An investigation into the mercury poisoning of Kodaikanal
THOSE WHO REMEMBER the periodic table from school know that mercury is denoted as Hg. The element has a few unique properties as a heavy metal and stays liquid at ‘standard temperature and pressure’. The title Heavy Metal, therefore, is fitting, and the story that Ameer Shahul tells, an outcome of rigorous investigative journalism, is about people who turned Kodaikanal, Tamil Nadu, the ‘princess of hill stations,’ into their profit-acceleration turf. In return, they contaminated its water bodies, which caused serious ailments, from kidney damage to cancers, among its employees and residents, besides endangering the health of future generations.
Shahul, a former journalist who has worked with national and international media groups, has also helmed public affairs roles at MNCs, ranging from Greenpeace to IBM. For long, he has silently enjoyed a hawk-eyed view of the goings-on in big corporations, how they do their business in India and get away with impunity. In his new avatar as an author, he is making an appearance also as a whistle-blower, apart from being an expert on how avaricious corporations set up shop in forlorn spots, far from their own country where clearance and regulatory frameworks are stringent, only to exploit their newfound untouchability to the fullest.
Shahul notably dwells on extraneous factors and geopolitics that drive global businesses in search of avenues to maximise their profits at an astronomical scale while at the same time paying only lip service to accountability and safety requirements in developing countries.

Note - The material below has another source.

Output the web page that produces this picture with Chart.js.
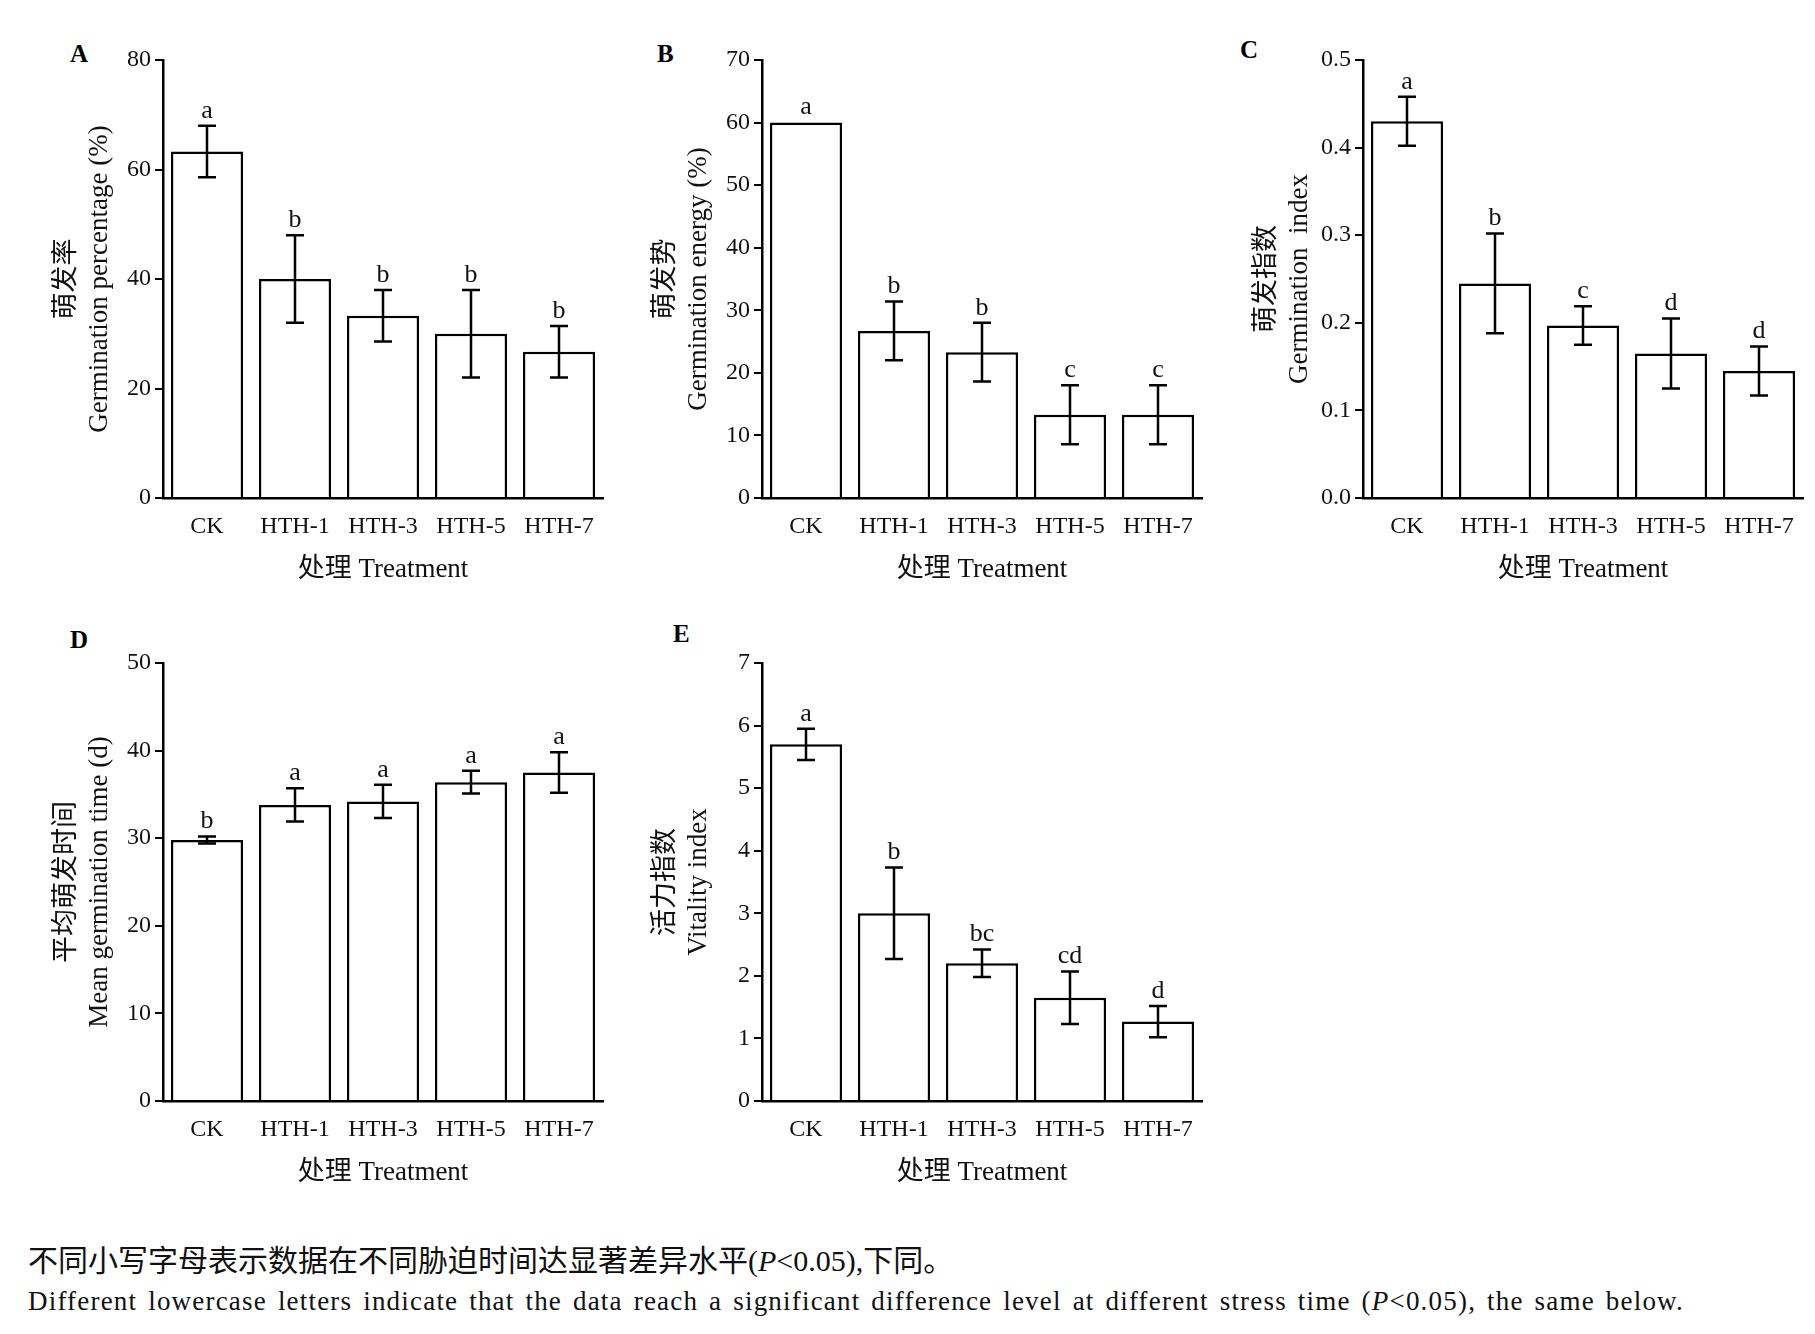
<!DOCTYPE html>
<html><head><meta charset="utf-8">
<script src="https://cdn.jsdelivr.net/npm/chart.js@4.4.1/dist/chart.umd.min.js"></script>
<style>
body{margin:0;background:#fff;width:1815px;height:1334px;position:relative;overflow:hidden;font-family:"Liberation Serif","Noto Sans CJK SC",serif}
.box{position:absolute}
.lab{position:absolute;font-weight:bold;font-size:25px;font-family:"Liberation Serif",serif}
.note{position:absolute;left:28px;color:#111;white-space:nowrap}
</style></head><body>
<div class="lab" style="left:70px;top:40px">A</div>
<div class="lab" style="left:657px;top:40px">B</div>
<div class="lab" style="left:1240px;top:36px">C</div>
<div class="lab" style="left:70px;top:626px">D</div>
<div class="lab" style="left:673px;top:620px">E</div>
<div class="note" style="top:1236px;font-size:30px">不同小写字母表示数据在不同胁迫时间达显著差异水平(<i>P</i>&lt;0.05),下同。</div>
<div class="note" style="top:1286px;font-size:27px;letter-spacing:1.2px;word-spacing:3px">Different lowercase letters indicate that the data reach a significant difference level at different stress time (<i>P</i>&lt;0.05), the same below.</div>
<script>
// categories and values
const treatments = ['CK', 'HTH-1', 'HTH-3', 'HTH-5', 'HTH-7'];

const gpMean = [63.3, 40, 33.3, 30, 26.7];
const gpErr = [4.7, 8, 4.7, 8, 4.7];
const gpSig = ['a', 'b', 'b', 'b', 'b'];

const geMean = [60, 26.7, 23.3, 13.3, 13.3];
const geErr = [0, 4.7, 4.7, 4.7, 4.7];
const geSig = ['a', 'b', 'b', 'c', 'c'];

const giMean = [0.43, 0.245, 0.197, 0.165, 0.145];
const giErr = [0.028, 0.057, 0.022, 0.04, 0.028];
const giSig = ['a', 'b', 'c', 'd', 'd'];

const mgtMean = [29.8, 33.8, 34.2, 36.4, 37.5];
const mgtErr = [0.4, 1.9, 1.9, 1.3, 2.3];
const mgtSig = ['b', 'a', 'a', 'a', 'a'];

const viMean = [5.7, 3.0, 2.2, 1.65, 1.27];
const viErr = [0.25, 0.73, 0.22, 0.42, 0.25];
const viSig = ['a', 'b', 'bc', 'cd', 'd'];

const FONT = '"Liberation Serif","Noto Sans CJK SC",serif';
const YW = 112, XH = 92;

const errPlugin = {
    id: 'errbars',
    afterDatasetsDraw(chart) {
        const c = chart.ctx, meta = chart.getDatasetMeta(0), y = chart.scales.y;
        const o = chart.options.plugins.errbars;
        c.save();
        c.strokeStyle = '#000'; c.lineWidth = 2.5;
        c.fillStyle = '#111'; c.textAlign = 'center'; c.textBaseline = 'bottom';
        c.font = '26px ' + FONT;
        meta.data.forEach((bar, i) => {
            const m = o.mean[i], e = o.err[i];
            const yt = y.getPixelForValue(m + e), yb = y.getPixelForValue(m - e);
            if (e > 0) {
                c.beginPath();
                c.moveTo(bar.x, yt); c.lineTo(bar.x, yb);
                c.moveTo(bar.x - 9, yt); c.lineTo(bar.x + 9, yt);
                c.moveTo(bar.x - 9, yb); c.lineTo(bar.x + 9, yb);
                c.stroke();
            }
            c.fillText(o.sig[i], bar.x, yt - 2);
        });
        c.restore();
    }
};

function makeChart(left, top, mean, err, sig, max, step, ytitle, dec) {
    const cv = document.createElement('canvas');
    const div = document.createElement('div');
    div.className = 'box';
    div.style.left = (left - YW) + 'px';
    div.style.top = (top - 30) + 'px';
    div.style.width = (YW + 440 + 12) + 'px';
    div.style.height = (30 + 438 + XH) + 'px';
    div.appendChild(cv);
    document.body.appendChild(div);
    new Chart(cv, {
        type: 'bar',
        data: {
            labels: treatments,
            datasets: [{
                data: mean,
                backgroundColor: '#fff',
                borderColor: '#000',
                borderWidth: 2.5,
                barPercentage: 0.82,
                categoryPercentage: 1
            }]
        },
        options: {
            responsive: true, maintainAspectRatio: false, animation: false,
            layout: { padding: { top: 30, right: 12 } },
            plugins: { legend: { display: false }, tooltip: { enabled: false },
                errbars: { mean: mean, err: err, sig: sig } },
            scales: {
                y: {
                    min: 0, max: max,
                    afterFit: s => { s.width = YW; },
                    border: { color: '#000', width: 2.5 },
                    grid: { drawOnChartArea: false, color: '#000', tickLength: 8, lineWidth: 2 },
                    ticks: { stepSize: step, color: '#111', font: { size: 24, family: FONT }, padding: 4,
                        callback: v => dec ? v.toFixed(1) : v },
                    title: { display: true, text: ytitle, color: '#111', font: { size: 27, family: FONT }, padding: 0 }
                },
                x: {
                    afterFit: s => { s.height = XH; },
                    border: { color: '#000', width: 2.5 },
                    grid: { display: false },
                    ticks: { color: '#111', font: { size: 24, family: FONT }, padding: 6, maxRotation: 0 },
                    title: { display: true, text: '处理 Treatment', color: '#111', font: { size: 27, family: FONT }, padding: { top: 6 } }
                }
            }
        },
        plugins: [errPlugin]
    });
}

makeChart(163, 60, gpMean, gpErr, gpSig, 80, 20, ['萌发率', 'Germination percentage (%)'], false);
makeChart(762, 60, geMean, geErr, geSig, 70, 10, ['萌发势', 'Germination energy (%)'], false);
makeChart(1363, 60, giMean, giErr, giSig, 0.5, 0.1, ['萌发指数', 'Germination  index'], true);
makeChart(163, 663, mgtMean, mgtErr, mgtSig, 50, 10, ['平均萌发时间', 'Mean germination time (d)'], false);
makeChart(762, 663, viMean, viErr, viSig, 7, 1, ['活力指数', 'Vitality index'], false);
</script>
</body></html>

In this case, how did Unilever end up in Kodaikanal with a thermometer manufacturing company that was, however, registered as a glass manufacturing unit, a neat ruse to circumvent hazardous waste management regulations? What happened until the mid-2010s when its role in environmental pollution snowballed into a global controversy and Unilever had to shut its operations?

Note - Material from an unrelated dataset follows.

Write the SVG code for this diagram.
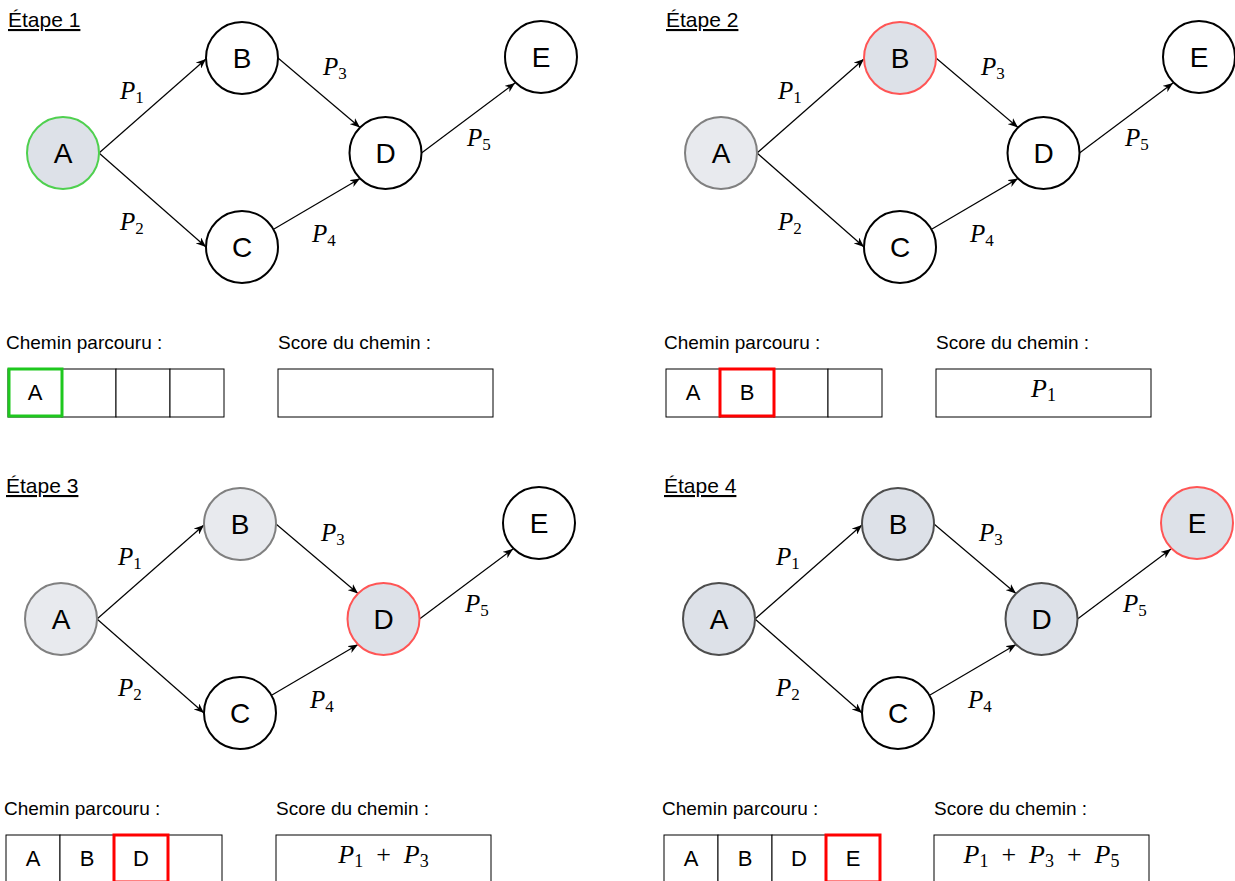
<svg xmlns="http://www.w3.org/2000/svg" width="1235" height="881" viewBox="0 0 1235 881">
<style>
.bg{fill:#ffffff}
.title{font-family:"Liberation Sans",Arial,sans-serif;font-size:21px;fill:#000;text-decoration:underline}
.lbl{font-family:"Liberation Sans",Arial,sans-serif;font-size:19px;fill:#000}
.node{stroke-width:2}
.plain{fill:#ffffff;stroke:#000}
.cur{fill:#dde1e8}
.vis{fill:#e8eaee;stroke:#808080}
.done{fill:#dde1e8;stroke:#4d4d4d}
.green{stroke:#4fd04f}
.red{stroke:#ff5555}
.nt{font-family:"Liberation Sans",Arial,sans-serif;font-size:28px;fill:#000;text-anchor:middle;dominant-baseline:central}
.edge{stroke:#000;stroke-width:1.2;fill:none;marker-end:url(#arr)}
.math{font-family:"Liberation Serif","Times New Roman",serif;font-size:25px;fill:#000}
.mi{font-style:italic}
.sub{font-size:17px;font-style:normal}
.cell{fill:#fff;stroke:#000;stroke-width:1}
.ct{font-family:"Liberation Sans",Arial,sans-serif;font-size:22px;fill:#000;text-anchor:middle}
.hlg{fill:none;stroke:#1ec81e;stroke-width:3}
.hlr{fill:none;stroke:#ff0000;stroke-width:3}
.score{font-family:"Liberation Serif","Times New Roman",serif;font-size:26px;fill:#000;text-anchor:middle}
.ssub{font-size:18px;font-style:normal}
</style>
<defs>
<marker id="arr" viewBox="0 0 10 8" refX="10" refY="4" markerWidth="10" markerHeight="8" markerUnits="userSpaceOnUse" orient="auto">
<path d="M0,0 L10,4 L0,8 L3,4 Z" fill="#000"/>
</marker>
</defs>
<rect class="bg" x="0" y="0" width="1235" height="881"/>

<!-- Panel 1 -->
<g id="panel1" transform="translate(0,0)">
<text class="title" x="8" y="27">Étape 1</text>
<g id="p1-edges">
<line class="edge" x1="99" y1="153" x2="206" y2="59"/>
<line class="edge" x1="99" y1="153" x2="206" y2="247"/>
<line class="edge" x1="278" y1="58" x2="360" y2="127.5"/>
<line class="edge" x1="274" y1="229" x2="360" y2="178.5"/>
<line class="edge" x1="421.5" y1="153" x2="515" y2="83"/>
<text class="math" x="120" y="99"><tspan class="mi">P</tspan><tspan class="sub" dy="4">1</tspan></text>
<text class="math" x="120" y="230"><tspan class="mi">P</tspan><tspan class="sub" dy="4">2</tspan></text>
<text class="math" x="323" y="75"><tspan class="mi">P</tspan><tspan class="sub" dy="4">3</tspan></text>
<text class="math" x="312" y="242"><tspan class="mi">P</tspan><tspan class="sub" dy="4">4</tspan></text>
<text class="math" x="467" y="146"><tspan class="mi">P</tspan><tspan class="sub" dy="4">5</tspan></text>
</g>
<g id="p1-A"><circle class="node cur green" cx="63" cy="153" r="36"/><text class="nt" x="63" y="153">A</text></g>
<g id="p1-B"><circle class="node plain" cx="242" cy="58" r="36"/><text class="nt" x="242" y="58">B</text></g>
<g id="p1-C"><circle class="node plain" cx="242" cy="247" r="36"/><text class="nt" x="242" y="247">C</text></g>
<g id="p1-D"><circle class="node plain" cx="385.5" cy="153" r="36"/><text class="nt" x="385.5" y="153">D</text></g>
<g id="p1-E"><circle class="node plain" cx="541" cy="57" r="36"/><text class="nt" x="541" y="57">E</text></g>
<g id="p1-table">
<text class="lbl" x="6" y="349">Chemin parcouru :</text>
<rect class="cell" x="8" y="369" width="54" height="48"/>
<rect class="cell" x="62" y="369" width="54" height="48"/>
<rect class="cell" x="116" y="369" width="54" height="48"/>
<rect class="cell" x="170" y="369" width="54" height="48"/>
<text class="ct" x="35" y="400">A</text>
<rect class="hlg" x="9" y="369" width="53" height="47"/>
<text class="lbl" x="278" y="349">Score du chemin :</text>
<rect class="cell" x="278" y="369" width="215" height="48"/>
</g>
</g>

<!-- Panel 2 -->
<g id="panel2" transform="translate(658,0)">
<text class="title" x="8" y="27">Étape 2</text>
<g id="p2-edges">
<line class="edge" x1="99" y1="153" x2="206" y2="59"/>
<line class="edge" x1="99" y1="153" x2="206" y2="247"/>
<line class="edge" x1="278" y1="58" x2="360" y2="127.5"/>
<line class="edge" x1="274" y1="229" x2="360" y2="178.5"/>
<line class="edge" x1="421.5" y1="153" x2="515" y2="83"/>
<text class="math" x="120" y="99"><tspan class="mi">P</tspan><tspan class="sub" dy="4">1</tspan></text>
<text class="math" x="120" y="230"><tspan class="mi">P</tspan><tspan class="sub" dy="4">2</tspan></text>
<text class="math" x="323" y="75"><tspan class="mi">P</tspan><tspan class="sub" dy="4">3</tspan></text>
<text class="math" x="312" y="242"><tspan class="mi">P</tspan><tspan class="sub" dy="4">4</tspan></text>
<text class="math" x="467" y="146"><tspan class="mi">P</tspan><tspan class="sub" dy="4">5</tspan></text>
</g>
<g id="p2-A"><circle class="node vis" cx="63" cy="153" r="36"/><text class="nt" x="63" y="153">A</text></g>
<g id="p2-B"><circle class="node cur red" cx="242" cy="58" r="36"/><text class="nt" x="242" y="58">B</text></g>
<g id="p2-C"><circle class="node plain" cx="242" cy="247" r="36"/><text class="nt" x="242" y="247">C</text></g>
<g id="p2-D"><circle class="node plain" cx="385.5" cy="153" r="36"/><text class="nt" x="385.5" y="153">D</text></g>
<g id="p2-E"><circle class="node plain" cx="541" cy="57" r="36"/><text class="nt" x="541" y="57">E</text></g>
<g id="p2-table">
<text class="lbl" x="6" y="349">Chemin parcouru :</text>
<rect class="cell" x="8" y="369" width="54" height="48"/>
<rect class="cell" x="62" y="369" width="54" height="48"/>
<rect class="cell" x="116" y="369" width="54" height="48"/>
<rect class="cell" x="170" y="369" width="54" height="48"/>
<text class="ct" x="35" y="400">A</text>
<text class="ct" x="89" y="400">B</text>
<rect class="hlr" x="62" y="369" width="54" height="47"/>
<text class="lbl" x="278" y="349">Score du chemin :</text>
<rect class="cell" x="278" y="369" width="215" height="48"/>
<text class="score" x="385.5" y="397"><tspan class="mi">P</tspan><tspan class="ssub" dy="4">1</tspan></text>
</g>
</g>

<!-- Panel 3 -->
<g id="panel3" transform="translate(-2,466)">
<text class="title" x="8" y="27">Étape 3</text>
<g id="p3-edges">
<line class="edge" x1="99" y1="153" x2="206" y2="59"/>
<line class="edge" x1="99" y1="153" x2="206" y2="247"/>
<line class="edge" x1="278" y1="58" x2="360" y2="127.5"/>
<line class="edge" x1="274" y1="229" x2="360" y2="178.5"/>
<line class="edge" x1="421.5" y1="153" x2="515" y2="83"/>
<text class="math" x="120" y="99"><tspan class="mi">P</tspan><tspan class="sub" dy="4">1</tspan></text>
<text class="math" x="120" y="230"><tspan class="mi">P</tspan><tspan class="sub" dy="4">2</tspan></text>
<text class="math" x="323" y="75"><tspan class="mi">P</tspan><tspan class="sub" dy="4">3</tspan></text>
<text class="math" x="312" y="242"><tspan class="mi">P</tspan><tspan class="sub" dy="4">4</tspan></text>
<text class="math" x="467" y="146"><tspan class="mi">P</tspan><tspan class="sub" dy="4">5</tspan></text>
</g>
<g id="p3-A"><circle class="node vis" cx="63" cy="153" r="36"/><text class="nt" x="63" y="153">A</text></g>
<g id="p3-B"><circle class="node vis" cx="242" cy="58" r="36"/><text class="nt" x="242" y="58">B</text></g>
<g id="p3-C"><circle class="node plain" cx="242" cy="247" r="36"/><text class="nt" x="242" y="247">C</text></g>
<g id="p3-D"><circle class="node cur red" cx="385.5" cy="153" r="36"/><text class="nt" x="385.5" y="153">D</text></g>
<g id="p3-E"><circle class="node plain" cx="541" cy="57" r="36"/><text class="nt" x="541" y="57">E</text></g>
<g id="p3-table">
<text class="lbl" x="6" y="349">Chemin parcouru :</text>
<rect class="cell" x="8" y="369" width="54" height="48"/>
<rect class="cell" x="62" y="369" width="54" height="48"/>
<rect class="cell" x="116" y="369" width="54" height="48"/>
<rect class="cell" x="170" y="369" width="54" height="48"/>
<text class="ct" x="35" y="400">A</text>
<text class="ct" x="89" y="400">B</text>
<text class="ct" x="143" y="400">D</text>
<rect class="hlr" x="116" y="369" width="54" height="47"/>
<text class="lbl" x="278" y="349">Score du chemin :</text>
<rect class="cell" x="278" y="369" width="215" height="48"/>
<text class="score" x="385.5" y="397"><tspan class="mi">P</tspan><tspan class="ssub" dy="4">1</tspan><tspan dy="-4" xml:space="preserve">  +  </tspan><tspan class="mi">P</tspan><tspan class="ssub" dy="4">3</tspan></text>
</g>
</g>

<!-- Panel 4 -->
<g id="panel4" transform="translate(656,466)">
<text class="title" x="8" y="27">Étape 4</text>
<g id="p4-edges">
<line class="edge" x1="99" y1="153" x2="206" y2="59"/>
<line class="edge" x1="99" y1="153" x2="206" y2="247"/>
<line class="edge" x1="278" y1="58" x2="360" y2="127.5"/>
<line class="edge" x1="274" y1="229" x2="360" y2="178.5"/>
<line class="edge" x1="421.5" y1="153" x2="515" y2="83"/>
<text class="math" x="120" y="99"><tspan class="mi">P</tspan><tspan class="sub" dy="4">1</tspan></text>
<text class="math" x="120" y="230"><tspan class="mi">P</tspan><tspan class="sub" dy="4">2</tspan></text>
<text class="math" x="323" y="75"><tspan class="mi">P</tspan><tspan class="sub" dy="4">3</tspan></text>
<text class="math" x="312" y="242"><tspan class="mi">P</tspan><tspan class="sub" dy="4">4</tspan></text>
<text class="math" x="467" y="146"><tspan class="mi">P</tspan><tspan class="sub" dy="4">5</tspan></text>
</g>
<g id="p4-A"><circle class="node done" cx="63" cy="153" r="36"/><text class="nt" x="63" y="153">A</text></g>
<g id="p4-B"><circle class="node done" cx="242" cy="58" r="36"/><text class="nt" x="242" y="58">B</text></g>
<g id="p4-C"><circle class="node plain" cx="242" cy="247" r="36"/><text class="nt" x="242" y="247">C</text></g>
<g id="p4-D"><circle class="node done" cx="385.5" cy="153" r="36"/><text class="nt" x="385.5" y="153">D</text></g>
<g id="p4-E"><circle class="node cur red" cx="541" cy="57" r="36"/><text class="nt" x="541" y="57">E</text></g>
<g id="p4-table">
<text class="lbl" x="6" y="349">Chemin parcouru :</text>
<rect class="cell" x="8" y="369" width="54" height="48"/>
<rect class="cell" x="62" y="369" width="54" height="48"/>
<rect class="cell" x="116" y="369" width="54" height="48"/>
<rect class="cell" x="170" y="369" width="54" height="48"/>
<text class="ct" x="35" y="400">A</text>
<text class="ct" x="89" y="400">B</text>
<text class="ct" x="143" y="400">D</text>
<text class="ct" x="197" y="400">E</text>
<rect class="hlr" x="170" y="369" width="54" height="47"/>
<text class="lbl" x="278" y="349">Score du chemin :</text>
<rect class="cell" x="278" y="369" width="215" height="48"/>
<text class="score" x="385.5" y="397"><tspan class="mi">P</tspan><tspan class="ssub" dy="4">1</tspan><tspan dy="-4" xml:space="preserve">  +  </tspan><tspan class="mi">P</tspan><tspan class="ssub" dy="4">3</tspan><tspan dy="-4" xml:space="preserve">  +  </tspan><tspan class="mi">P</tspan><tspan class="ssub" dy="4">5</tspan></text>
</g>
</g>
</svg>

The book digs deep, and, of course, digs up, along with the history of mergers and acquisitions and treasure hunts, a lot of toxic dirt. It is also a story about how capitalism, despite all its finesse and pelf, zealously values profit over human life, especially in less developed regions of the world.
The book starts with an ‘indignant’ letter shot off in 2015 by a group of 50 awardees of the Goldman Environmental Prize, also known as Green Nobel, to the then CEO of Unilever, Paul Polman, asking him to accept responsibility for the devastation of Kodaikanal and the mercury-related ailments of thousands of its resident since the 1980s. The author then narrates the story, filled with rich anecdotes and fresh inputs, about Unilever’s destruction of Kodaikanal’s fragile ecosystem, known locally as Pambar Shola, which he argues is similar in many ways to the Amazon forests in Brazil, Borneo in Southeast Asia and Madagascar in Africa—as home to endangered and nearly extinct flora and fauna.
The book tracks pressures back at home in Watertown, Massachusetts, over toxic waste and the geopolitical churning following the Iranian Revolution of 1979. The inflation it caused ate into the toplines and bottom lines of many American companies, propelling them to look for fresh pastures. That was how Chesebrough-Ponds shifted base from Watertown to Kodaikanal to re-start a mercury thermometer making facility around 1983. Towards the end of the 1980s, they sold the company to Unilever, which operated under its own Indian subsidiary.
The extent of Shahul’s research is conspicuous. The people he interviewed for the purpose include victims, environmentalists, and conservationists of the repute of Navroz Mody, who for years had unstinting faith in the safety measures that MNCs typically had in place. Of course, Mody changed his mind later.
Full of revelations, this book spares none, including Unilever’s Indian unit. Heavy Metal can also be used as a manual by imaginative eco-warriors and policymakers to sense the danger of looming environmental disasters in advance. It holds a mirror to the mistakes of omission and commission that India often makes in reviewing MNC projects. That it took Unilever more than 15 years—of campaigns after its wrongdoing came to the fore—to compensate affected workers is a reminder of the humongous costs of such mistakes. This is, therefore, an essential read.